■ PROBLEM DETAILS
Repeat every line exactly, keeping the pictures out of the copy.

■ DATASET SECTION
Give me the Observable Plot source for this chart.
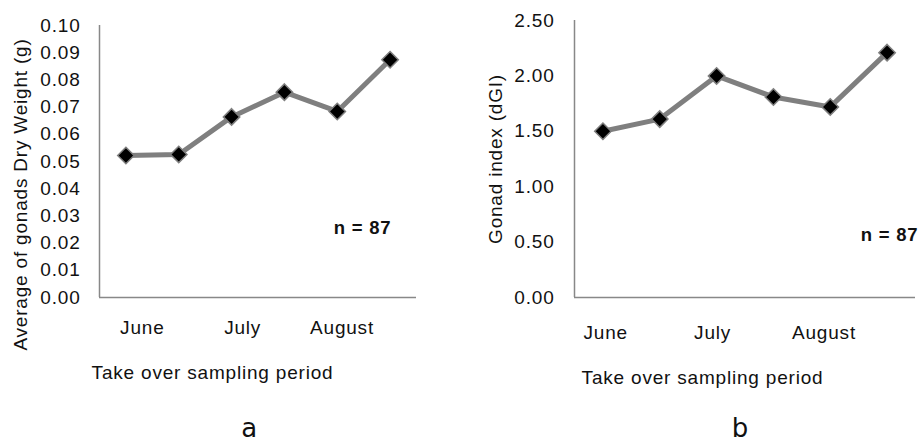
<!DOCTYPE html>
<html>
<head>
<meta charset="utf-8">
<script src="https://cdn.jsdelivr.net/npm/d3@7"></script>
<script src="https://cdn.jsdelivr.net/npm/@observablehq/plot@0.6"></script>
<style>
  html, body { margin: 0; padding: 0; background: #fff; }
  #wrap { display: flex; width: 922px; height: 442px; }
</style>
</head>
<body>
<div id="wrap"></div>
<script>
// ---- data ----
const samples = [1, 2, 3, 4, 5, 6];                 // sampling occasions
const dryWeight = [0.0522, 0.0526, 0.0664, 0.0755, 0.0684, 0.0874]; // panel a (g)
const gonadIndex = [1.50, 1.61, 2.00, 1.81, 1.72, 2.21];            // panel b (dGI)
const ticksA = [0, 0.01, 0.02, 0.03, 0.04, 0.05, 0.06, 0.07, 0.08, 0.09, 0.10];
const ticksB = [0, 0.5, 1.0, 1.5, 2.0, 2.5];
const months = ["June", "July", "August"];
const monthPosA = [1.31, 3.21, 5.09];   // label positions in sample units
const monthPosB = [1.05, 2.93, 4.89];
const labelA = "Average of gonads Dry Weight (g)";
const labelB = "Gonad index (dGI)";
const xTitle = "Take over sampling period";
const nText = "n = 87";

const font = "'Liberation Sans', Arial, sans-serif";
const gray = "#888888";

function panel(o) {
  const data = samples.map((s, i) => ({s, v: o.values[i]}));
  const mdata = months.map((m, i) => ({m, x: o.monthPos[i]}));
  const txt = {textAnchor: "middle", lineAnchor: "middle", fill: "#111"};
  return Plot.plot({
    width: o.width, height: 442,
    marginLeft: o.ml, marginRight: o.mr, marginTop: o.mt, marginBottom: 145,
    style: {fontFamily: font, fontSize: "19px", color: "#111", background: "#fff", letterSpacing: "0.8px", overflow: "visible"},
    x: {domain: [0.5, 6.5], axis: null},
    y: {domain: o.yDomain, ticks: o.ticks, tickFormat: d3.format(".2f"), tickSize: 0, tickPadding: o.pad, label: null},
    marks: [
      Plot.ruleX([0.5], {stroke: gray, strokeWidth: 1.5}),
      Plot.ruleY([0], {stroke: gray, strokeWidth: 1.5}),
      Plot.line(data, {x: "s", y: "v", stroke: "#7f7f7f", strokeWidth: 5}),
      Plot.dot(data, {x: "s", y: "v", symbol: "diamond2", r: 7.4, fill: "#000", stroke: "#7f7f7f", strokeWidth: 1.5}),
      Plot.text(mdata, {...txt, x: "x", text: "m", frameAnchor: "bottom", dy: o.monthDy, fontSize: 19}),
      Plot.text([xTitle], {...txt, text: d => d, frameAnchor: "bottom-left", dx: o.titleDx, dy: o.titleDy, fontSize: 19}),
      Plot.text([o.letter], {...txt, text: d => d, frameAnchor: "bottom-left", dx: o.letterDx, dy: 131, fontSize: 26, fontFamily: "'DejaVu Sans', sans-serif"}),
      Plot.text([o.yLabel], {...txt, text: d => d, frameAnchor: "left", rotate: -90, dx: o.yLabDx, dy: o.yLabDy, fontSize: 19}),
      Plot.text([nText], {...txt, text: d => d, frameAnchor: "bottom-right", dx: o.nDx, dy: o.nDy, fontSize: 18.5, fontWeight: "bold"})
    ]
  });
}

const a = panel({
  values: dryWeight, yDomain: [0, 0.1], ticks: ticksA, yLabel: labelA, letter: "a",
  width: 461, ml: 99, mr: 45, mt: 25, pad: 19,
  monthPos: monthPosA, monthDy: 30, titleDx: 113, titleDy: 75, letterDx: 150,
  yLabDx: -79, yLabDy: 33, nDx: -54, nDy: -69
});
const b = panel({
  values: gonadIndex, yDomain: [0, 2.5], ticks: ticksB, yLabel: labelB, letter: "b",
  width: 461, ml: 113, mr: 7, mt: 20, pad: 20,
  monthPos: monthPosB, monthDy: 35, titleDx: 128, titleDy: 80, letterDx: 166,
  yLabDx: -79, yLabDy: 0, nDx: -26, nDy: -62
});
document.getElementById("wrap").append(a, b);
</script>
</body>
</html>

■ THE OUTPUT
Give me the Observable Plot source for this chart.
<!DOCTYPE html>
<html>
<head>
<meta charset="utf-8">
<script src="https://cdn.jsdelivr.net/npm/d3@7"></script>
<script src="https://cdn.jsdelivr.net/npm/@observablehq/plot@0.6"></script>
<style>
  html, body { margin: 0; padding: 0; background: #fff; }
  #wrap { display: flex; width: 922px; height: 442px; }
</style>
</head>
<body>
<div id="wrap"></div>
<script>
// ---- data ----
const samples = [1, 2, 3, 4, 5, 6];                 // sampling occasions
const dryWeight = [0.0522, 0.0526, 0.0664, 0.0755, 0.0684, 0.0874]; // panel a (g)
const gonadIndex = [1.50, 1.61, 2.00, 1.81, 1.72, 2.21];            // panel b (dGI)
const ticksA = [0, 0.01, 0.02, 0.03, 0.04, 0.05, 0.06, 0.07, 0.08, 0.09, 0.10];
const ticksB = [0, 0.5, 1.0, 1.5, 2.0, 2.5];
const months = ["June", "July", "August"];
const monthPosA = [1.31, 3.21, 5.09];   // label positions in sample units
const monthPosB = [1.05, 2.93, 4.89];
const labelA = "Average of gonads Dry Weight (g)";
const labelB = "Gonad index (dGI)";
const xTitle = "Take over sampling period";
const nText = "n = 87";

const font = "'Liberation Sans', Arial, sans-serif";
const gray = "#888888";

function panel(o) {
  const data = samples.map((s, i) => ({s, v: o.values[i]}));
  const mdata = months.map((m, i) => ({m, x: o.monthPos[i]}));
  const txt = {textAnchor: "middle", lineAnchor: "middle", fill: "#111"};
  return Plot.plot({
    width: o.width, height: 442,
    marginLeft: o.ml, marginRight: o.mr, marginTop: o.mt, marginBottom: 145,
    style: {fontFamily: font, fontSize: "19px", color: "#111", background: "#fff", letterSpacing: "0.8px", overflow: "visible"},
    x: {domain: [0.5, 6.5], axis: null},
    y: {domain: o.yDomain, ticks: o.ticks, tickFormat: d3.format(".2f"), tickSize: 0, tickPadding: o.pad, label: null},
    marks: [
      Plot.ruleX([0.5], {stroke: gray, strokeWidth: 1.5}),
      Plot.ruleY([0], {stroke: gray, strokeWidth: 1.5}),
      Plot.line(data, {x: "s", y: "v", stroke: "#7f7f7f", strokeWidth: 5}),
      Plot.dot(data, {x: "s", y: "v", symbol: "diamond2", r: 7.4, fill: "#000", stroke: "#7f7f7f", strokeWidth: 1.5}),
      Plot.text(mdata, {...txt, x: "x", text: "m", frameAnchor: "bottom", dy: o.monthDy, fontSize: 19}),
      Plot.text([xTitle], {...txt, text: d => d, frameAnchor: "bottom-left", dx: o.titleDx, dy: o.titleDy, fontSize: 19}),
      Plot.text([o.letter], {...txt, text: d => d, frameAnchor: "bottom-left", dx: o.letterDx, dy: 131, fontSize: 26, fontFamily: "'DejaVu Sans', sans-serif"}),
      Plot.text([o.yLabel], {...txt, text: d => d, frameAnchor: "left", rotate: -90, dx: o.yLabDx, dy: o.yLabDy, fontSize: 19}),
      Plot.text([nText], {...txt, text: d => d, frameAnchor: "bottom-right", dx: o.nDx, dy: o.nDy, fontSize: 18.5, fontWeight: "bold"})
    ]
  });
}

const a = panel({
  values: dryWeight, yDomain: [0, 0.1], ticks: ticksA, yLabel: labelA, letter: "a",
  width: 461, ml: 99, mr: 45, mt: 25, pad: 19,
  monthPos: monthPosA, monthDy: 30, titleDx: 113, titleDy: 75, letterDx: 150,
  yLabDx: -79, yLabDy: 33, nDx: -54, nDy: -69
});
const b = panel({
  values: gonadIndex, yDomain: [0, 2.5], ticks: ticksB, yLabel: labelB, letter: "b",
  width: 461, ml: 113, mr: 7, mt: 20, pad: 20,
  monthPos: monthPosB, monthDy: 35, titleDx: 128, titleDy: 80, letterDx: 166,
  yLabDx: -79, yLabDy: 0, nDx: -26, nDy: -62
});
document.getElementById("wrap").append(a, b);
</script>
</body>
</html>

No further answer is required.